Like I said, I was having a little trouble grasping what Denmark was all about. But then I met up with my friend S—, who helped it seem like a real, distinct place to me.
“Tonight we’re going to have a typical Danish dinner,” she said. “It’s what everyone eats for Christmas, and of course when very important guests come!”
S— knows me well. She’d held off on shopping so that I could go to the supermarket and gawk at everything. The first thing she pointed out to me were these little crumbly things you put on top of pate for a smorrebrod.
“Next to that,” she said, “is pork fat. Also for bread.”
And then she pointed out the pork cracklings. “But these are the bad ones. We need the fresh ones.”
And then she bought the dinner: a giant pork loin-and-rib roast, with the skin still on and sliced thin–imagine a loaf of bread that has only been sliced down for the top inch.
So, it appeared that the No. 1 way in which Denmark distinguishes itself from its neighbors is through its love of pork. Right on.
After we got a bottle of wine from the very cheerful man running wine tastings–in the supermarket, in his handsome leather butcher’s apron…
…we headed back home. Side dishes for the pork roast were red cabbage (sweetened with red-currant syrup) and potatoes. For dessert, a kind of cake that S—‘s son described as something only old ladies–and he–made.
Now, I’m going to tell you about this roast in detail, so that I don’t forget.
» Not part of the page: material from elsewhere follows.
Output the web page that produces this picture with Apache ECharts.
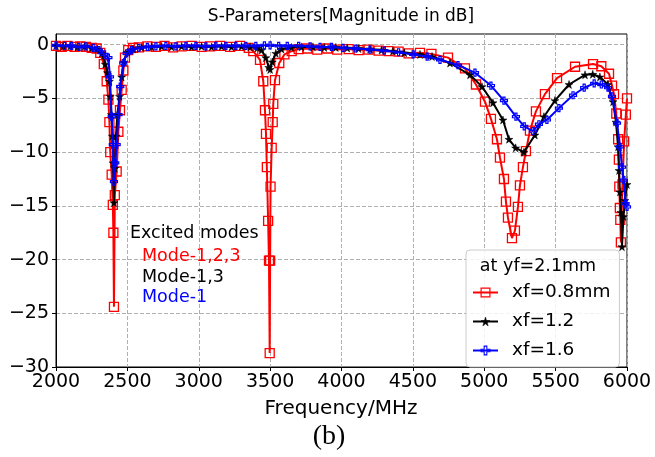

I swear I will coerce a butcher into getting me such a roast at home, but it’s tricky, as they typically have already cut the skin off.
The key thing, S— says, is to salt the skin and fat very well, and to rub the salt down in between the fat slices.
Then you stick it in the oven on high heat, and after about 15 minutes, you start giving it the eye. You don’t want the cracklings to burn.
As soon as the skin properly crackles–it’s hard and a little bubbly–you cover it in foil and let the roast finish cooking.
If the crackling hasn’t behaved properly and crackled, but you had to cover it anyway because it was getting too dark, you can stick it up under the broiler at the end. This is what we did. Last-ditch effort, S— says, is to slice the fat and skin off and do it in the broiler separately, but no one really wants that.
Then you whip up a little gravy–or, as S— is wise to do, a lot of gravy, using all the juices from the roasting pan. And you boil the potatoes. And you uncover the cabbage that’s been simmering there with its currant syrup, vinegar and a pinch of sugar that you maybe stole from the coffee joint earlier in the day.
And then you slice up the roast and eat it.
And then, after you’ve been coerced into eating more of the crackling than is rational, because, as S— warns, it’s no good the next day, and you will be very, very sad if you try to eat it the next day and know you should’ve just eaten it the night before when it was still hot and crispy…
After all that, you somehow manage to eat a slice of the kiksekage, the old-lady cake that’s just a genius kind of ice-box cake using crispy vanilla biscuits and chocolate ganache.
And then you roll into bed. And just as S— promises, you sweat quite a bit, due to your body working hard to digest all the fat. Presto–you wake up feeling Danish. And ready for a breakfast of chocolate slabs on poppyseed bread.